グローバルネイチャークラブのガイド日記

グローバルネイチャークラブ(旧グローバルスポーツクラブ)のガイド仲間が観察した伊豆大島の自然の情報を中心にお届けします。

「三原山博士になろう」さくら小学校授業見学会

2013年09月26日 | 火山・ジオパーク
昨日の午後から今日にかけて、台風20号の接近で船は欠航。資料作りと会議などで2日間とも室内にこもっていたので、今日は先週の水曜日に行われた表題の授業見学会の様子を報告します

7月以降何度か、ジオパーク研究会(以下ジオ研)から以下のお知らせが届きました。

「さくら小学校では、5年生の総合的な学習の時間に『三原山博士になろう』と題して、問題解決学習に取り組んでおります。そこで、ジオパーク研究会の皆様に児童の学習の様子を参観していただければと考えております。『5年生は、どんなことを学習しているのだろう?』『三原山についてどんなことに疑問をもっているのだろう?』等々。ぜひ、児童の姿をご覧ください。

「ウワ~、面白そう!こりゃ絶対行かなくちゃ。」と思っていました。

当日小学校に行ったら、既に数人のジオ研メンバーが椅子に座っていました。
気象庁の火山防災事務所の方達も、参加していました。

5年生全員集合の図。

先生が授業の流れを説明しています。
このあと、小グループにわかれ1人ずつ発表しました。

ウヒャ~、どの発表も聞きたいから困ったな~。

あっちへウロウロ,こっちへウロウロ…。

同じように「三原山のでき方」を調べても、表現は様々…

フムフム…


なるほど~


個性があって、みんなスゴイ!←子ども達の絵を見てるうちに、すっかり楽しくなってきました(笑)

おお~、ジオパークのゆるキャラ発見!


発表ごとに、聞いていた子ども達から質問が出ます。

「なぜ噴火したの?」…むむ、聞きたい気持ちはわかるけれど、答えるのは難しいなぁ。地下にどんどんマグマが溜まって、いっぱいになったから…というので答えになるのかなぁ?

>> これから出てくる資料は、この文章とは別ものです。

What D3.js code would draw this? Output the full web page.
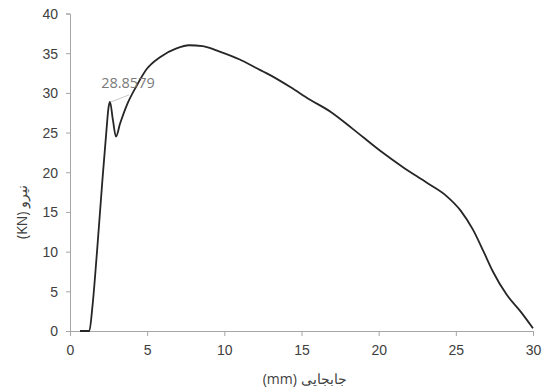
<!DOCTYPE html>
<html>
<head>
<meta charset="utf-8">
<script src="https://cdn.jsdelivr.net/npm/d3@7"></script>
<style>
  body { margin: 0; background: #fff; }
  svg { font-family: "Open Sans", sans-serif; }
  .axis path, .axis line { stroke: #a6a6a6; }
  .axis text { fill: #404040; font-size: 14px; }
</style>
</head>
<body>
<div id="chart"></div>
<script>
// displacement (mm)
var dispValues = [0.65, 1.25, 1.45, 1.75, 2.1, 2.35, 2.5, 2.59, 2.78, 2.98, 3.24, 3.67, 4.32, 4.97, 5.83, 6.9, 7.7, 8.6, 9.7, 11.0, 12.0, 13.0, 14.3, 15.5, 16.9, 18.3, 20.1, 21.6, 23.1, 24.4, 25.3, 26.1, 26.8, 27.4, 28.3, 29.2, 30.0];
// force (KN)
var forceValues = [0, 0, 3, 10, 19, 25, 28.2, 28.8579, 26.6, 24.5, 26.1, 28.4, 30.9, 33.0, 34.5, 35.6, 36.0, 35.9, 35.2, 34.2, 33.2, 32.2, 30.7, 29.2, 27.6, 25.5, 22.7, 20.6, 18.7, 17.0, 15.2, 12.8, 10.0, 7.5, 4.56, 2.44, 0.34];
var xTicks = [0, 5, 10, 15, 20, 25, 30];
var yTicks = [0, 5, 10, 15, 20, 25, 30, 35, 40];
var peakLabel = "28.8579";

var width = 547, height = 387;
var margin = {top: 13.5, right: 14, bottom: 56, left: 70};
var chartW = width - margin.left - margin.right,
    chartH = height - margin.top - margin.bottom;

var svg = d3.select("#chart").append("svg")
    .attr("width", width)
    .attr("height", height);

var g = svg.append("g")
    .attr("transform", "translate(" + margin.left + "," + margin.top + ")");

var x = d3.scaleLinear().domain([0, 30]).range([0, chartW]);
var y = d3.scaleLinear().domain([0, 40]).range([chartH, 0]);

var data = dispValues.map(function(d, i) { return {x: d, y: forceValues[i]}; });

// y axis
g.append("g")
    .attr("class", "axis")
    .call(d3.axisLeft(y).tickValues(yTicks).tickSize(4).tickSizeOuter(4).tickPadding(8))
    .call(function(a) { a.selectAll(".tick text").attr("dy", "0.35em"); });

// x axis
g.append("g")
    .attr("class", "axis")
    .attr("transform", "translate(0," + chartH + ")")
    .call(d3.axisBottom(x).tickValues(xTicks).tickSize(5).tickSizeOuter(5).tickPadding(9));

// curve
var line = d3.line()
    .x(function(d) { return x(d.x); })
    .y(function(d) { return y(d.y); })
    .curve(d3.curveMonotoneX);

g.append("path")
    .datum(data)
    .attr("fill", "none")
    .attr("stroke", "#262626")
    .attr("stroke-width", 1.8)
    .attr("stroke-linejoin", "round")
    .attr("d", line);

// peak label with leader line
var peak = data[7];
g.append("line")
    .attr("x1", x(peak.x) + 1)
    .attr("y1", y(peak.y))
    .attr("x2", x(peak.x) + 19)
    .attr("y2", y(peak.y) - 7)
    .attr("stroke", "#c8c8c8")
    .attr("stroke-width", 1);

g.append("text")
    .attr("x", x(peak.x) + 18)
    .attr("y", y(peak.y) - 14)
    .attr("text-anchor", "middle")
    .attr("fill", "#7a7a7a")
    .attr("font-size", "14.5px")
    .text(peakLabel);

// axis titles
svg.append("text")
    .attr("x", margin.left + x(15.2))
    .attr("y", 384)
    .attr("text-anchor", "middle")
    .attr("fill", "#404040")
    .attr("font-size", "14px")
    .text("(mm) جابجایی");

svg.append("text")
    .attr("transform", "translate(27," + (margin.top + y(15)) + ") rotate(-90)")
    .attr("text-anchor", "middle")
    .attr("fill", "#404040")
    .attr("font-size", "14px")
    .text("(KN) نیرو");
</script>
</body>
</html>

「何回噴火したの?」…むむ、島全体に影響があるような噴火は調べられているけれど、小規模な噴火は調べきれているのかなぁ?

「ゴジラのマグマはサラサラなの?ドロドロなの?」むむむ~、溶岩の粘りを問題にするなら大島の溶岩は粘りが少ないタイプだけれど、人が歩くよりゆっくり進む高さ数mの壁のような溶岩を、サラサラって言っていいのかなぁ?

子ども達のシンプルな質問に、正確に分かりやすく答えるのは、とても難しいと思いました。

私たちのところに、質問にきてくれた子ども達もいました。
「なぜ三原山に神社があるの?」

もと保育園園長のSさんが、一生懸命答えています。

私も子ども達に問いかけてみました。

「今、窓から見える目の前の山が、ド~ンと(ジェスチャーつき・笑)真っ赤な溶岩を噴き出したら、みんなどうする?山から溶けた岩が流れて来て、人間がなす術がないようなことが起きたら、山を神様のように感じるんじゃないかなぁ。だから神社があるんじゃないかなぁ?」

これって、答えになってます?笑

さて、最後に大人が一番問題としたのがこの表現です。

「高温だとサラサラ溶岩で噴火が穏やか、低温だとドロドロ溶岩で噴火が激しい」という表現に、今まで勉強を重ねて来たジオ研メンバーから「逆じゃない?」という意見が出ました。

確かに溶岩が噴きでるスピードの速い激しい噴火は溶岩がサラサラになり、スピードが弱まるとネバネバになると言われているから、これでは逆です。

「でも、子ども達が参考にしている資料には、こう書いてありますからね」と、話しを聞いていた気象庁の人が言いました。

話しているうちにどうやらこれは、「粘りが強い溶岩だとパワーを溜め込みすぎて爆発的になりやすいけれど、粘りのない溶岩はあまりそうならない」ということを、表現しているのだとわかりました。

うむむむ~、正反対なのにどちらも正解ってどういうことでしょう?
これじゃ、子ども達が混乱するかも。

長々と理屈を説明できればより正確にはなるのでしょうけれど、シンプルかつ正確な、わかりやすい表現というのは本当に難しいです。

でも子ども達の質問の1つ1つにその表現を探せたら、きっと大人のツアーでも、より楽しんでもらえるようになるのじゃないかなぁ…。

なんだかとっても考えさせられた、授業見学会でした。